Whew! this getting too damn long for a single comic strip so I'm going to have to use that great expression "to be continued…"

Blam! (update)
Can't believe I forgot to include the Tweetlation real-time tweet translation that Moof set up at PodCamp Barcelona 2009 and which he and Patrick are going to be running this year. Check out Can you tweetlate?

PodCamp Barcelona 2010

els vienesos

Well it's hot and sticky in Barcelona & while the country is closed, we're busy preparing PodCamp Barcelona 2010 – the post below is cross-posted from the PodCamp Barcelona site:

PodCamp Barcelona 2010 will take place in El Masnou from September 13 to September 18th. Yes, that's right, five days of PodCamp Barcelona  — because this year we have a new venue, a new format and a theme: community. PodCamp Barcelona has always been about community — in fact, the original idea of the event was to create a community out of the various people and projects using what could loosely be termed "web 2.0". But this year, the theme is going to be more explicit and for this reason we have decided to change the format.

So what's going to happen in El Masnou from September 13 to September 18?

From Monday, September 13 to Thursday, September 16 there will be workshops every evening. The idea of these workshops is to give back to the people of Masnou through our knowledge. If you want to run a workshop at PodCamp Barcelona, please contact us.

Friday and Saturday will be different however. Friday evening will see two sessions and a wine tasting. Saturday will have four sessions in the morning and after lunch, a sobremesa where each table will be able to discuss, provide ideas and conclusions about each of the six community sessions. The idea is to get everybody to participate whether they are presenting or not, and to crowd source ideas to further develop the six communities presented. Of course, there will be another winetasting after the sobremesa session, and possibly a concert by musicians who use social media in their work. If you wish to lead a community session please contact us.

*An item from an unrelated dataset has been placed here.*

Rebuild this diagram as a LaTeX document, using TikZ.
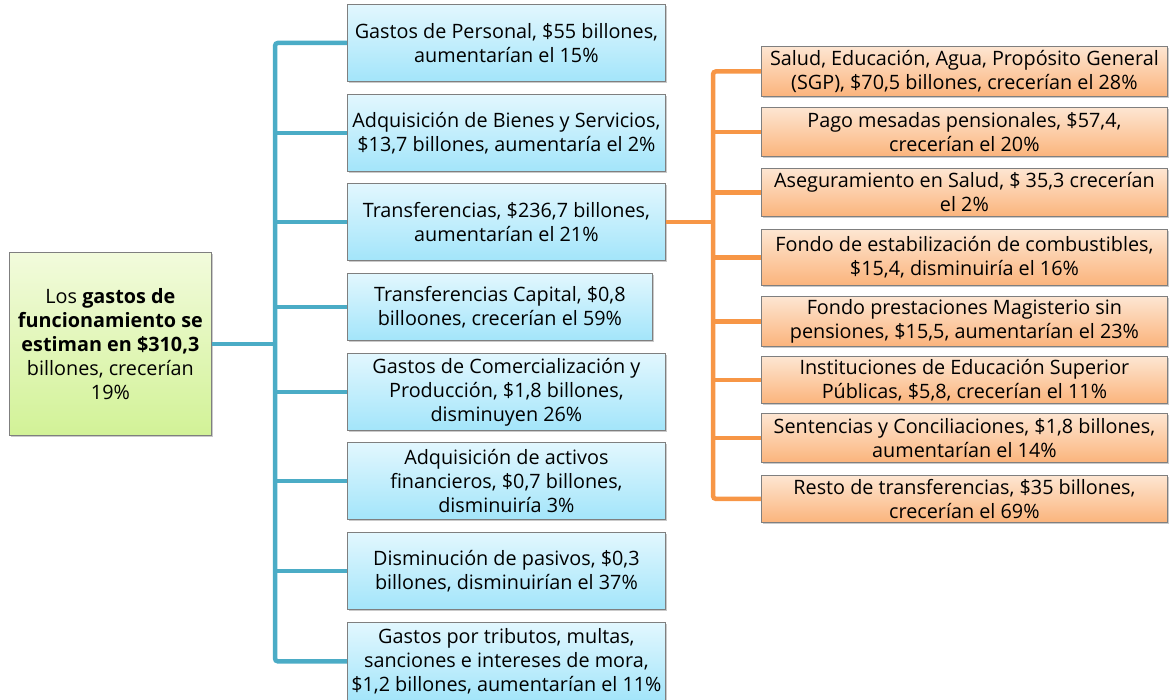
\documentclass[tikz,border=0pt]{standalone}
\usepackage{fontspec}
\setmainfont{Open Sans}
\usetikzlibrary{shadows}
\definecolor{bluel}{HTML}{4BACC6}
\definecolor{orangel}{HTML}{F79646}
\definecolor{bluetop}{HTML}{E2F7FE}
\definecolor{bluebot}{HTML}{A3E5FA}
\definecolor{orgtop}{HTML}{FDE6D2}
\definecolor{orgbot}{HTML}{FBB47C}
\definecolor{grntop}{HTML}{F2FBDC}
\definecolor{grnbot}{HTML}{D2F297}
\definecolor{edge}{HTML}{7F7F7F}
\tikzset{
  basebox/.style={draw=edge, line width=0.8pt, anchor=north west, align=center,
    inner sep=0.5pt, font=\fontsize{19.8}{24}\selectfont, text=black,
    drop shadow={shadow xshift=2pt, shadow yshift=-2pt, opacity=0.35, fill=black!60}},
  bluebox/.style={basebox, top color=bluetop, bottom color=bluebot},
  orgbox/.style={basebox, top color=orgtop, bottom color=orgbot},
  grnbox/.style={basebox, top color=grntop, bottom color=grnbot},
  bline/.style={draw=bluel, line width=4.5pt, rounded corners=3pt},
  oline/.style={draw=orangel, line width=4.5pt, rounded corners=3pt}
}
\begin{document}
\begin{tikzpicture}[x=1pt,y=-1pt]
\useasboundingbox (0,0) rectangle (1169,700);
% connectors' anchors
\coordinate (bt) at (275,0);
\coordinate (ot) at (713,0);
% green root
\node[grnbox, minimum width=202, minimum height=183] (g) at (9,252)
  {Los \textbf{gastos de}\\\textbf{funcionamiento se}\\\textbf{estiman en \$310,3}\\billones, crecerían\\19\%};
% blue boxes
\node[bluebox, minimum width=318, minimum height=77] (b1) at (347,4)
  {Gastos de Personal, \$55 billones,\\aumentarían el 15\%};
\node[bluebox, minimum width=318, minimum height=77] (b2) at (347,94)
  {Adquisición de Bienes y Servicios,\\\$13,7 billones, aumentaría el 2\%};
\node[bluebox, minimum width=318, minimum height=77] (b3) at (347,183)
  {Transferencias, \$236,7 billones,\\aumentarían el 21\%};
\node[bluebox, minimum width=305, minimum height=67] (b4) at (347,273)
  {Transferencias Capital, \$0,8\\billoones, crecerían el 59\%};
\node[bluebox, minimum width=318, minimum height=77] (b5) at (347,353)
  {Gastos de Comercialización y\\Producción, \$1,8 billones,\\disminuyen 26\%};
\node[bluebox, minimum width=318, minimum height=77] (b6) at (347,442)
  {Adquisición de activos\\financieros, \$0,7 billones,\\disminuiría 3\%};
\node[bluebox, minimum width=318, minimum height=77] (b7) at (347,532)
  {Disminución de pasivos, \$0,3\\billones, disminuirían el 37\%};
\node[bluebox, minimum width=318, minimum height=78] (b8) at (347,622)
  {Gastos por tributos, multas,\\sanciones e intereses de mora,\\\$1,2 billones, aumentarían el 11\%};
% orange boxes
\node[orgbox, minimum width=406, minimum height=50] (o1) at (761,46)
  {Salud, Educación, Agua, Propósito General\\(SGP), \$70,5 billones, crecerían el 28\%};
\node[orgbox, minimum width=406, minimum height=49] (o2) at (761,107)
  {Pago mesadas pensionales, \$57,4,\\crecerían el 20\%};
\node[orgbox, minimum width=406, minimum height=48] (o3) at (761,168)
  {Aseguramiento en Salud, \$ 35,3 crecerían\\el 2\%};
\node[orgbox, minimum width=406, minimum height=56] (o4) at (761,229)
  {Fondo de estabilización de combustibles,\\\$15,4, disminuiría el 16\%};
\node[orgbox, minimum width=406, minimum height=50] (o5) at (761,296)
  {Fondo prestaciones Magisterio sin\\pensiones, \$15,5, aumentarían el 23\%};
\node[orgbox, minimum width=406, minimum height=47] (o6) at (761,356)
  {Instituciones de Educación Superior\\Públicas, \$5,8, crecerían el 11\%};
\node[orgbox, minimum width=406, minimum height=49] (o7) at (761,413)
  {Sentencias y Conciliaciones, \$1,8 billones,\\aumentarían el 14\%};
\node[orgbox, minimum width=406, minimum height=47] (o8) at (761,475)
  {Resto de transferencias, \$35 billones,\\crecerían el 69\%};
% connectors
\draw[bline] (b1.west) -- (b1.west -| bt) -- (b8.west -| bt) -- (b8.west);
\foreach \i in {2,...,7} \draw[bline, rounded corners=0pt] (b\i.west -| bt) -- (b\i.west);
\draw[bline, rounded corners=0pt] (g.east) -- (g.east -| bt);
\draw[oline] (o1.west) -- (o1.west -| ot) -- (o8.west -| ot) -- (o8.west);
\foreach \i in {2,...,7} \draw[oline, rounded corners=0pt] (o\i.west -| ot) -- (o\i.west);
\draw[oline, rounded corners=0pt] (b3.east) -- (b3.east -| ot);
\end{tikzpicture}
\end{document}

The conclusions from the community sessions will be filmed and put on the TalkingAbout platform where the debate can continue.

There will also be a Speaker's Corner where anybody will be able to present any project they want. The presentations at Speaker's Corner will also be filmed and posted online. If you want to present in Speaker's Corner please contact us.

All of this will take place as in a brand new building in El Masnou, Els Vienesos, gracias once again to the fantastic participation of El Masnou council in PodCamp Barcelona. We hope that PodCamp Barcelona 2010 will enable more people to participate in the debate and lead to practical conclusions for ongoing community activity.

Oh yes, and one more thing: this year there are two new members in the PodCamp Barcelona team – welcome aboard @pdavenne and @moof Bring it on!